Solar Fan (Energy and Form)

Drawing inspiration from the environmental performance of Longhouse Pueblo at Mesa Verde, Colorado and Anasazi communities at Acoma Pueblo and Pueblo Bonito in New Mexico, Knowles systematically deconstructed adaptive behaviors in construction practices of Native American settlements (Knowles, 20). Furthering this line of inquiry in a case study of Owens Valley, California, he proposed an empirical methodological approach to ecological community planning based on solar orientation chief among other environmental factors (topography, geology, temperature, wind, water, and vegetation) (Knowles, 50). This research led to a quantitative framework for generating performance-based form and articulated a compelling argument for formal diversity as a quality of an ecologically robust city.

Pueblo Bonito Reconstruction Diagram (Energy and Form)

The quantitative framework developed from this research was driven primarily by the link between susceptibility to environmental stress factors and the intrinsic capacities associated with characteristics of formal organizations (Knowles, 68). By the developed method, land was divided into discrete areas, described with specific values denoting a composite of known site conditions [variation network], assigned diversity, potential, and control coefficients according to each discretized area’s relation to its associated edge conditions [interval network], and analyzed to generate generalized building specifications for future development (Knowles, 104).

Owens Valley Variation-Interval Network (Energy and Form)
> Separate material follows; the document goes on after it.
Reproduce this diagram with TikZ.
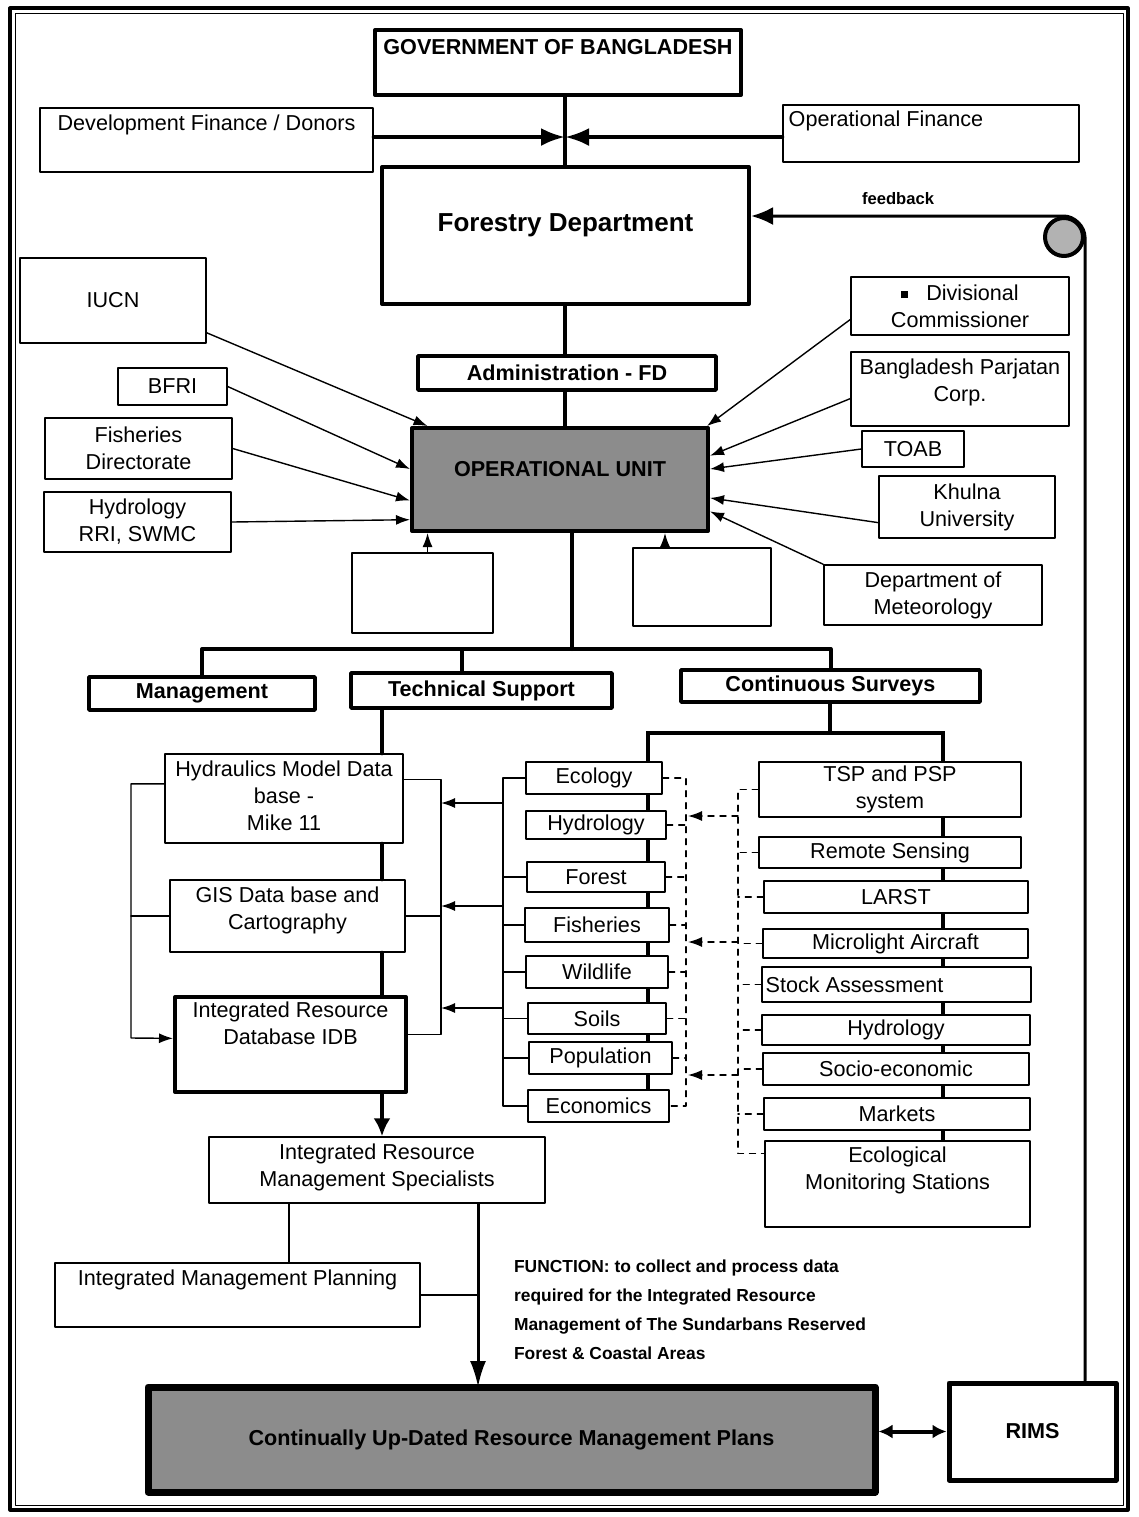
\documentclass[tikz,border=0pt]{standalone}
\usepackage{fontspec}
\setmainfont{Liberation Sans}
\usetikzlibrary{arrows.meta,backgrounds}

\begin{document}
\begin{tikzpicture}[
		x = .5pt,
		y = -.5pt,
		line join = round,
		line cap = round,
		> = {Latex[length=7pt,width=5pt]},
		font = \fontsize{10.8}{13.5}\selectfont,
		align = center,
		box/.style = {draw, fill=white, line width=.7pt, inner sep=0pt},
		heavy/.style = {box, line width=2pt},
		head/.style = {box, line width=1.8pt, font=\fontsize{10.8}{13.5}\selectfont\bfseries},
		boldtext/.style = {font=\fontsize{10.8}{13.5}\selectfont\bfseries},
		dark/.style = {fill=black!45},
		trunk/.style = {line width=2pt},
		link/.style = {line width=.7pt},
		dashlink/.style = {line width=.7pt, dash pattern=on 3pt off 3pt},
		]
\useasboundingbox (0,0) rectangle (1139,1517);
\draw[line width=1.6pt]	(10,8) rectangle (1128,1510);
\draw[line width=.5pt]	(15,13) rectangle (1123,1505);

% top part
\node[heavy, minimum width=183pt, minimum height=32.5pt] (gov) at (558,62.5) {};
\node[below=2pt, boldtext] (govlab) at (gov.north) {GOVERNMENT OF BANGLADESH};
\node[box, minimum width=166.5pt, minimum height=32pt] (devfin) at (206.5,140) {};
\node[below] (devfinlab) at (devfin.north) {Development Finance / Donors};
\node[box, minimum width=148pt, minimum height=28.5pt] (opfin) at (931,133.5) {};
\node[below right, inner sep=3pt] (opfinlab) at (opfin.north west) {Operational Finance};
\node[heavy, minimum width=183.5pt, minimum height=68.5pt] (forestry) at (565.5,235.5) {};
\node[font=\fontsize{13}{15}\selectfont\bfseries] (forlab) at ([yshift=-30pt]forestry.north) {Forestry Department};
\node[font=\fontsize{8.3}{10}\selectfont\bfseries] (fblab) at (898,199) {feedback};
\node[circle, draw, line width=2pt, fill=black!30, minimum size=19pt, inner sep=0pt] (loop) at (1064,237) {};

% partners round the operational unit
\node[box, minimum width=93pt, minimum height=42.5pt] (iucn) at (113,300.5) {IUCN};
\node[box, minimum width=109pt, minimum height=29pt] (divcomm) at (960,306) {\rule[1pt]{3.5pt}{3.5pt}\hspace{9pt}Divisional\\Commissioner};
\node[head, minimum width=149pt, minimum height=17pt] (admin) at (567,373) {Administration - FD};
\node[box, minimum width=54.5pt, minimum height=18.5pt] (bfri) at (172.5,386.5) {BFRI};
\node[box, minimum width=109pt, minimum height=37pt] (bpc) at (960,389) {};
\node[below] (bpclab) at (bpc.north) {Bangladesh Parjatan\\Corp.};
\node[box, minimum width=93.5pt, minimum height=30.5pt] (fishdir) at (138.5,448.5) {Fisheries\\Directorate};
\node[box, minimum width=51pt, minimum height=18pt] (toab) at (913,449) {TOAB};
\node[heavy, dark, minimum width=148pt, minimum height=51.5pt] (opunit) at (560,479.5) {};
\node[boldtext] (opunitlab) at ([yshift=5pt]opunit.center) {OPERATIONAL UNIT};
\node[box, minimum width=88pt, minimum height=31pt] (khulna) at (967,507) {Khulna\\University};
\node[box, minimum width=93.5pt, minimum height=30pt] (hydrri) at (137.5,522) {Hydrology\\RRI, SWMC};
\node[box, minimum width=70.5pt, minimum height=40pt] (blank1) at (422.5,593) {};
\node[box, minimum width=69pt, minimum height=39pt] (blank2) at (702,587) {};
\node[box, minimum width=109pt, minimum height=30pt] (meteo) at (933,595) {Department of\\Meteorology};

% sections
\node[head, minimum width=113pt, minimum height=16.5pt] (management) at (202,693.5) {Management};
\node[head, minimum width=130.5pt, minimum height=17.5pt] (techsup) at (481.5,690.5) {Technical Support};
\node[head, minimum width=149.5pt, minimum height=16pt] (contsurv) at (830.5,686) {Continuous Surveys};

% technical support
\node[box, minimum width=119pt, minimum height=44.5pt] (hydmodel) at (284,798.5) {};
\node[below] (hydmodellab) at (hydmodel.north) {Hydraulics Model Data\\base -\\Mike 11};
\node[box, minimum width=117.5pt, minimum height=36pt] (gis) at (287.5,916) {};
\node[below] (gislab) at (gis.north) {GIS Data base and\\Cartography};
\node[heavy, minimum width=115.5pt, minimum height=47.5pt] (idb) at (290.5,1044.5) {};
\node[below] (idblab) at (idb.north) {Integrated Resource\\Database IDB};
\node[box, minimum width=168pt, minimum height=33pt] (irms) at (377,1170) {};
\node[below] (irmslab) at (irms.north) {Integrated Resource\\Management Specialists};
\node[box, minimum width=182.5pt, minimum height=32pt] (imp) at (237.5,1295) {};
\node[below] (implab) at (imp.north) {Integrated Management Planning};

% continuous surveys
\node[box, minimum width=68pt, minimum height=16pt] (ecology) at (594,778) {Ecology};
\node[box, minimum width=70pt, minimum height=14pt] (hydro1) at (596,825) {Hydrology};
\node[box, minimum width=69pt, minimum height=15pt] (forest) at (596,877) {Forest};
\node[box, minimum width=72pt, minimum height=17pt] (fisheries) at (597,925) {Fisheries};
\node[box, minimum width=71pt, minimum height=16pt] (wildlife) at (597,972) {Wildlife};
\node[box, minimum width=69pt, minimum height=15.5pt] (soils) at (597,1018.5) {Soils};
\node[box, minimum width=71.5pt, minimum height=16pt] (population) at (600.5,1058) {Population};
\node[box, minimum width=70.5pt, minimum height=16pt] (economics) at (598.5,1106) {Economics};

\node[box, minimum width=131pt, minimum height=27.5pt] (tsp) at (890,789.5) {TSP and PSP\\system};
\node[box, minimum width=131pt, minimum height=15.5pt] (remote) at (890,852.5) {Remote Sensing};
\node[box, minimum width=132pt, minimum height=16pt] (larst) at (896,897) {LARST};
\node[box, minimum width=132.5pt, minimum height=14.5pt] (microlight) at (895.5,943.5) {Microlight Aircraft};
\node[box, minimum width=134.5pt, minimum height=17.5pt] (stock) at (896.5,984.5) {};
\node[right, inner sep=2pt] (stocklab) at (stock.west) {Stock Assessment};
\node[box, minimum width=134pt, minimum height=15pt] (hydro2) at (896,1030) {Hydrology};
\node[box, minimum width=133pt, minimum height=16pt] (socio) at (896,1069) {Socio-economic};
\node[box, minimum width=133pt, minimum height=16pt] (markets) at (897,1114) {Markets};
\node[box, line width=1.3pt, minimum width=132.5pt, minimum height=43pt] (ecomon) at (897.5,1184) {};
\node[below] (ecomonlab) at (ecomon.north) {Ecological\\Monitoring Stations};

% bottom
\node[box, dark, line width=3.5pt, minimum width=363.5pt, minimum height=52.5pt, boldtext] (plans) at (511.5,1439.5) {Continually Up-Dated Resource Management Plans};
\node[box, line width=2.5pt, minimum width=83.5pt, minimum height=48.5pt, boldtext] (rims) at (1032.5,1431.5) {RIMS};
\node[anchor=north west, align=left, font=\fontsize{8.7}{14.5}\selectfont\bfseries] (function) at (507,1253)
	{FUNCTION: to collect and process data\\required for the Integrated Resource\\Management of The Sundarbans Reserved\\Forest \& Coastal Areas};

% connectors
\coordinate (meet) at (565,137);
\draw[trunk]	(gov.south -| meet) -- (forestry.north -| meet)
		(forestry.south -| meet) -- (admin.north -| meet)
		(admin.south -| meet) -- (opunit.north -| meet);
\draw[trunk, -{Latex[length=12pt,width=9pt]}]	(devfin.east |- meet) -- (meet);
\draw[trunk, -{Latex[length=12pt,width=9pt]}]	(opfin.west |- meet) -- (meet);
\draw[line width=1.5pt, -{Latex[length=11pt,width=9pt]}]	(rims.north -| loop.east) -- (loop.east)
		.. controls +(0,-10.5) and +(10.5,0) .. (loop.north) -- (forestry.east |- loop.north);

\draw[link, ->]	(iucn.341) -- (opunit.158);
\draw[link, ->]	(bfri.east) -- (opunit.176);
\draw[link, ->]	(fishdir.east) -- (opunit.188);
\draw[link, ->]	(hydrri.east) -- (opunit.195);
\draw[link, ->]	(divcomm.187) -- (opunit.20);
\draw[link, ->]	(bpc.185) -- (opunit.9);
\draw[link, ->]	(toab.west) -- (opunit.4);
\draw[link, ->]	(khulna.190) -- (opunit.353);
\draw[link, ->]	(meteo.north west) -- (opunit.348);
\draw[link, ->]	(opunit.202 |- blank1.north) -- (opunit.202);
\draw[link, ->]	(opunit.333 |- blank2.north) -- (opunit.333);

\coordinate (bus) at (572,649);
\coordinate (tsdrop) at (462,649);
\draw[trunk]	(opunit.south -| bus) -- (bus)
		(management.north) |- (bus) -| (contsurv.north)
		(tsdrop) -- (techsup.north -| tsdrop);

\coordinate (tcol) at (382,754);
\draw[trunk]	(techsup.south -| tcol) -- (hydmodel.north -| tcol)
		(hydmodel.south -| tcol) -- (gis.north -| tcol)
		(gis.south -| tcol) -- (idb.north -| tcol);
\draw[trunk, -{Latex[length=9pt,width=8.5pt]}]	(idb.south -| tcol) -- (irms.north -| tcol);

\coordinate (lloop) at (131,1038);
\coordinate (rloop) at (441,900);
\draw[link, ->]	(hydmodel.173) -| (lloop) -- (idb.177);
\draw[link]	(gis.west) -- (gis.west -| lloop)
		(hydmodel.9) -| (rloop) |- (idb.5)
		(gis.east) -- (gis.east -| rloop);

\coordinate (cs) at (830,733);
\coordinate (lcol) at (648,733);
\coordinate (rcol) at (943,733);
\begin{scope}[on background layer]
\draw[line width=2.4pt]	(contsurv.south -| cs) -- (cs)
		(economics.north -| lcol) -- (lcol) -- (rcol) -- (ecomon.north -| rcol);
\end{scope}

\coordinate (lbar) at (503,778);
\draw[link]	(ecology.west) -- (ecology.west -| lbar) -- (economics.west -| lbar) -- (economics.west)
		(forest.west) -- (forest.west -| lbar)
		(fisheries.west) -- (fisheries.west -| lbar)
		(wildlife.west) -- (wildlife.west -| lbar)
		(soils.west) -- (soils.west -| lbar)
		(population.west) -- (population.west -| lbar);
\coordinate (in1) at (503,803);
\coordinate (in2) at (503,906);
\coordinate (in3) at (503,1008);
\draw[link, ->]	(in1) -- (in1 -| rloop);
\draw[link, ->]	(in2) -- (in2 -| rloop);
\draw[link, ->]	(in3) -- (in3 -| rloop);

\coordinate (ldash) at (686,778);
\draw[dashlink]	(ecology.east) -- (ecology.east -| ldash) -- (economics.east -| ldash) -- (economics.east)
		(hydro1.east) -- (hydro1.east -| ldash)
		(forest.east) -- (forest.east -| ldash)
		(fisheries.east) -- (fisheries.east -| ldash)
		(wildlife.east) -- (wildlife.east -| ldash)
		(soils.east) -- (soils.east -| ldash)
		(population.east) -- (population.east -| ldash);
\coordinate (rdash) at (738,790);
\coordinate (ecostub) at ([yshift=-7pt]ecomon.north west);
\draw[dashlink]	(tsp.west) -- (tsp.west -| rdash) -- (ecostub -| rdash) -- (ecostub)
		(remote.west) -- (remote.west -| rdash)
		(larst.west) -- (larst.west -| rdash)
		(microlight.west) -- (microlight.west -| rdash)
		(stock.west) -- (stock.west -| rdash)
		(hydro2.west) -- (hydro2.west -| rdash)
		(socio.west) -- (socio.west -| rdash)
		(markets.west) -- (markets.west -| rdash);
\coordinate (d1) at (738,816);
\coordinate (d2) at (738,942);
\coordinate (d3) at (738,1075);
\draw[dashlink, ->, shorten >=1pt]	(d1) -- (d1 -| ldash);
\draw[dashlink, ->, shorten >=1pt]	(d2) -- (d2 -| ldash);
\draw[dashlink, ->, shorten >=1pt]	(d3) -- (d3 -| ldash);

\coordinate (imptop) at (289,1263);
\coordinate (plantop) at (478,1387);
\draw[link]	(irms.south -| imptop) -- (imptop)
		(imp.east) -- (imp.east -| plantop);
\draw[line width=1.5pt, -{Latex[length=13pt,width=8pt]}]	(irms.south -| plantop) -- (plantop);
\draw[line width=2pt, {Latex[length=7pt,width=7pt]}-{Latex[length=7pt,width=7pt]}]	(plans.east |- rims.west) -- (rims.west);
\end{tikzpicture}
\end{document}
With the resulting information from these case studies in hand, Knowles created a framework for generating “optimized” built form arrangement and projected growth from empirical, systematic ecological network analysis (Knowles, 124). Through order level, structure level, and system level analysis, Knowles explained his method as offering “control over the critical adaptive mechanisms; size of building as a function of location, complexity as a function of form, and sequence as a function of metabolism” (Knowles, 132). The formal associations Knowles generated from this methodological analysis led to early elaboration on the solar envelope concept he developed more completely as a process in 1981’s Sun Rhythm Form. In Energy and Form, though, Knowles played the quantitative analysis straight and visualized the projected results from his systems analysis as megastructural lattices, reminiscent of D’Arcy Wentworth Thompson’s ‘diagram of forces’, and akin to those egg-crate structures he would have built while working with Buckminster Fuller (Knowles, 145–54).

Southwest View of Structural Solar Fan Model [Ew/Es = 1] (Energy and Form)

Finally, as a synthesis of the research put forth in the book, Knowles relates his quantitative, empirical approach to urban structures and associated patterns of development to historical and contemporary precedents across the world (Knowles, 174). Again with Owens Valley as a case study, the growth and formal principles are played out to speculate resulting succession patterns to “develop not the greatest number of parts, but the greatest distinction among parts, the highest degree of diversity, and the greatest probability of associations among adjacent parts…with common regard for land resources and for the need not just to increase individual choice, but to provide a basis for that choice” (Knowles, 188).

References

Knowles, Ralph. (1974) Energy and Form: An Ecological Approach to Urban Growth. Cambridge, MA.